Understandably perhaps, the US military was paranoid about security, letting us film almost nothing of Camp Delta. We were given a very narrow arc, about thirty degrees, within which we could point our camera and most of that was blocked by a corrugated-metal shipping container, part of the ongoing construction work to upgrade the camp into a more permanent structure. Al-Qaeda’s chief strategist, Dr Ayman Al-Zawahiri, had recently issued a statement saying it was the duty of Muslims to try to free their brothers from jail in Guantanamo Bay and the Americans were taking no chances: they had round-the-clock surveillance of the harbour with heavily armed patrol boats manned by the US Coast Guard. We were allowed no contact with the inmates, in fact we could not even see them, but we were allowed to interview some of the US military prison staff. One NCO let slip that there had been up to thirty attempted suicides amongst the prisoners and that made instant news. Another told us that some of the more hardcore prisoners had thrown their own faeces and urine at him when he entered their cells. Most interesting to me was the chaplain, an amiable, overweight Friar Tuck character who was sweating profusely in the Caribbean heat.
‘Some of these guys thought I was the devil incarnate when they first met me,’ he told us, referring to the Afghan and Arab prisoners. ‘I mean, I w
as the first Christian they had ever met and they reckoned I had a long spiky tail or something. But after a while they found I wasn’t so bad and they began to open up a little. I do believe I have offered them some comfort in these difficult times.’ Overall, I found the attitude of the US military guards to be one of defensive defiance, a sort of ‘Hell, yeah, of course these guys are dangerous, why shouldn’t we lock ’em up?’ It did not seem to trouble anyone I met that incarcerating prisoners without trial or access to lawyers might be wrong or damaging to Muslim perceptions of the West. It had, of course, been only ten months since the 9/11 attacks on New York and Washington and America was still reeling from the loss of its invincibility, but I would say that the priorities at Guantanamo Bay in August 2002 were, in descending order:
1. interrogate the prisoners for information on impending Al-Qaeda attacks,
2. interrogate the prisoners for background information on how they had been recruited, where they had trained, who they knew and so on,
3. ensure none of them escaped to pose a danger to the USA,
4. at some time in the future – but no rush here – try the detainees before military tribunals in lieu of civilian courts.
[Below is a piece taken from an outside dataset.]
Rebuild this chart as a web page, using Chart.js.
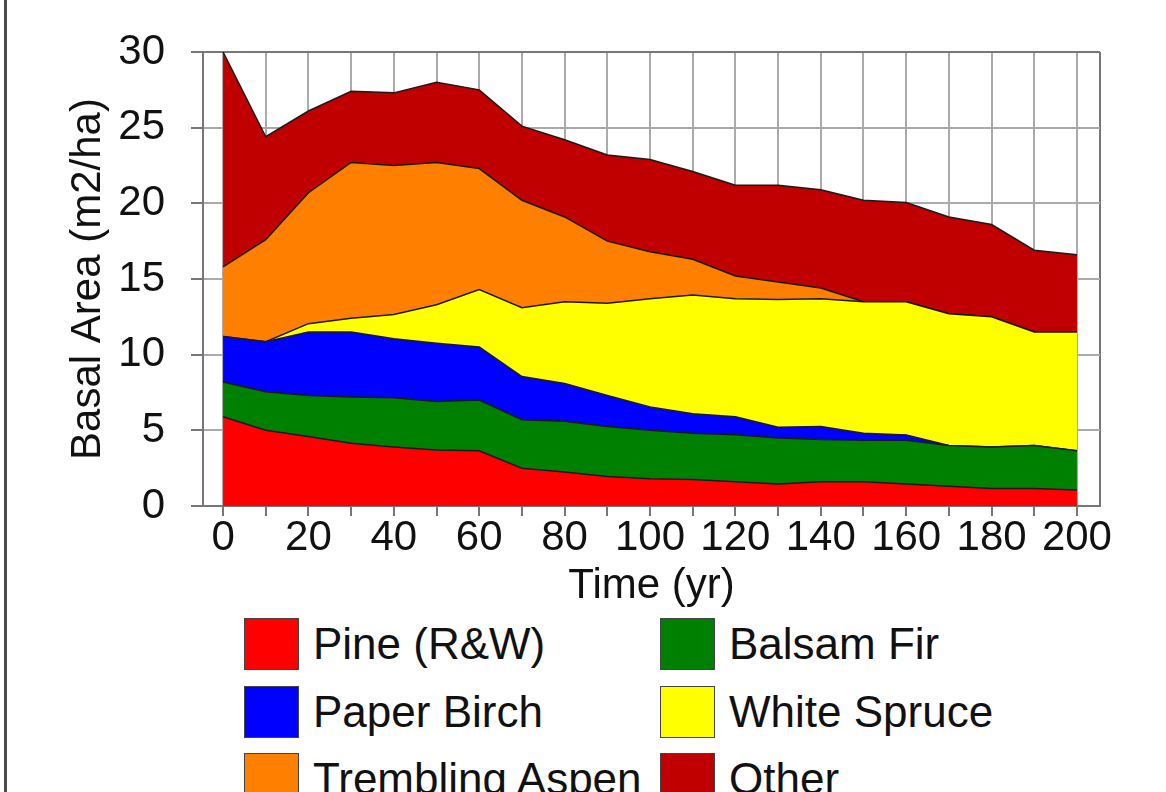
<!DOCTYPE html>
<html>
<head>
<meta charset="utf-8">
<script src="https://cdn.jsdelivr.net/npm/chart.js@4.4.0/dist/chart.umd.min.js"></script>
<style>
  body { margin: 0; background: #fff; width: 1166px; height: 792px; overflow: hidden; position: relative;
         font-family: 'Liberation Sans', Arial, sans-serif; }
  #edge { position: absolute; left: 4px; top: 0; width: 3px; height: 792px; background: #4a4a4a; }
  #myChart { position: absolute; left: 0; top: 0; }
  .item { position: absolute; height: 52px; display: flex; align-items: center; font-size: 44px; color: #111; white-space: nowrap; }
  .item .box { width: 53px; height: 50px; border: 1px solid #444; margin-right: 14px; }
</style>
</head>
<body>
<div id="edge"></div>
<canvas id="myChart" width="1166" height="612"></canvas>
<div id="legend"></div>
<script>
// time axis (yr)
const years = [0, 10, 20, 30, 40, 50, 60, 70, 80, 90, 100, 110, 120, 130, 140, 150, 160, 170, 180, 190, 200];

// basal area per species (m2/ha)
const pine        = [5.9, 5.0, 4.6, 4.15, 3.9, 3.7, 3.65, 2.5, 2.25, 1.95, 1.8, 1.75, 1.6, 1.45, 1.6, 1.6, 1.45, 1.3, 1.15, 1.15, 1.05];
const balsamFir   = [2.3, 2.55, 2.7, 3.05, 3.25, 3.2, 3.35, 3.2, 3.35, 3.3, 3.2, 3.05, 3.1, 3.05, 2.8, 2.75, 2.9, 2.7, 2.75, 2.85, 2.6];
const paperBirch  = [3.0, 3.3, 4.2, 4.3, 3.9, 3.85, 3.5, 2.85, 2.5, 2.05, 1.55, 1.3, 1.2, 0.7, 0.85, 0.45, 0.35, 0, 0, 0, 0];
const whiteSpruce = [0, 0, 0.55, 0.9, 1.6, 2.55, 3.8, 4.55, 5.4, 6.1, 7.15, 7.85, 7.8, 8.45, 8.45, 8.7, 8.8, 8.7, 8.6, 7.5, 7.85];
const aspen       = [4.6, 6.75, 8.65, 10.3, 9.85, 9.4, 8.0, 7.1, 5.6, 4.1, 3.1, 2.35, 1.5, 1.15, 0.7, 0, 0, 0, 0, 0, 0];
const other       = [14.2, 6.8, 5.4, 4.7, 4.8, 5.3, 5.2, 4.9, 5.1, 5.7, 6.1, 5.8, 6.0, 6.4, 6.5, 6.7, 6.55, 6.4, 6.1, 5.4, 5.1];

const seriesNames = ['Pine (R&W)', 'Balsam Fir', 'Paper Birch', 'White Spruce', 'Trembling Aspen', 'Other'];
const seriesColors = ['#ff0000', '#008000', '#0000ff', '#ffff00', '#ff8000', '#c00000'];
const seriesValues = [pine, balsamFir, paperBirch, whiteSpruce, aspen, other];

// axis ranges / tick labels
const xMin = -4.7, xMax = 205.4;
const xLabels = [0, 20, 40, 60, 80, 100, 120, 140, 160, 180, 200];
const yLabels = [0, 5, 10, 15, 20, 25, 30];

const font = "'Liberation Sans', Arial, sans-serif";
const isBound = (v) => v === xMin || v === xMax;

const datasets = seriesValues.map((vals, i) => ({
  label: seriesNames[i],
  data: years.map((t, j) => ({ x: t, y: vals[j] })),
  backgroundColor: seriesColors[i],
  borderColor: '#1a1a1a',
  borderWidth: 1.5,
  pointRadius: 0,
  tension: 0,
  fill: i === 0 ? 'origin' : '-1'
}));

const ctx = document.getElementById('myChart');

const myChart = new Chart(ctx, {
  type: 'line',
  data: { datasets: datasets },
  options: {
    responsive: false,
    animation: false,
    devicePixelRatio: 1,
    layout: { padding: { top: 52, right: 66, left: 0, bottom: 0 } },
    plugins: {
      legend: { display: false },
      tooltip: { enabled: false }
    },
    scales: {
      x: {
        type: 'linear',
        min: xMin,
        max: xMax,
        afterBuildTicks: (s) => { s.ticks = [xMin, ...years, xMax].map(v => ({ value: v })); },
        afterFit: (s) => { s.height = 106; },
        grid: {
          color: (c) => (c.tick && c.tick.value === xMax) ? '#777' : '#aaaaaa',
          lineWidth: 2,
          tickLength: 10,
          tickColor: (c) => (c.tick && isBound(c.tick.value)) ? 'rgba(0,0,0,0)' : '#777'
        },
        border: { color: '#777', width: 2 },
        ticks: {
          autoSkip: false,
          maxRotation: 0,
          padding: 1,
          color: '#111',
          font: { family: font, size: 42, lineHeight: 1 },
          callback: (v) => xLabels.includes(v) ? String(v) : ''
        },
        title: {
          display: true,
          text: 'Time (yr)',
          color: '#111',
          font: { family: font, size: 42, lineHeight: 1.2 },
          padding: { top: 0, bottom: 0 }
        }
      },
      y: {
        stacked: true,
        min: 0,
        max: 30,
        afterFit: (s) => { s.width = 203; },
        grid: {
          color: (c) => (c.tick && c.tick.value === 30) ? '#777' : '#aaaaaa',
          lineWidth: 2,
          tickLength: 12,
          tickColor: '#777'
        },
        border: { color: '#777', width: 2 },
        ticks: {
          stepSize: 2.5,
          padding: 26,
          color: '#111',
          font: { family: font, size: 42, lineHeight: 1 },
          callback: (v) => yLabels.includes(v) ? String(v) : ''
        },
        title: {
          display: true,
          text: 'Basal Area (m2/ha)',
          color: '#111',
          font: { family: font, size: 42, lineHeight: 1.2 },
          padding: { top: 63, bottom: 0 }
        }
      }
    }
  }
});

// two-column legend under the chart, built from the chart's own legend items
const legendItems = Chart.defaults.plugins.legend.labels.generateLabels(myChart);
const colLeft = [244, 660];
const rowTop = [618, 686, 753];
const legendBox = document.getElementById('legend');
legendItems.forEach((item, i) => {
  const el = document.createElement('div');
  el.className = 'item';
  el.style.left = colLeft[i % 2] + 'px';
  el.style.top = rowTop[Math.floor(i / 2)] + 'px';
  const box = document.createElement('span');
  box.className = 'box';
  box.style.background = item.fillStyle;
  const txt = document.createElement('span');
  txt.textContent = item.text;
  el.appendChild(box);
  el.appendChild(txt);
  legendBox.appendChild(el);
});
</script>
</body>
</html>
Other BBC correspondents have had better luck at Guantanamo Bay. One infuriated his escorts by managing to have a shouted conversation with some prisoners, while Gavin Hewitt timed his visit perfectly to coincide with the release of the British captives whose detention without trial had been a source of mild friction between Washington and London. Intelligence officers from both MI5 and MI6 had been going over to Guantanamo Bay to interview some of the detainees, just as they had done in Afghanistan in the months after 9/11. In most cases the British government did not believe that the British detainees posed a threat to UK security; there were other detainees around the world of far more intelligence value whose names were not coming up in association with Cuba, and these were the ones they were most interested in.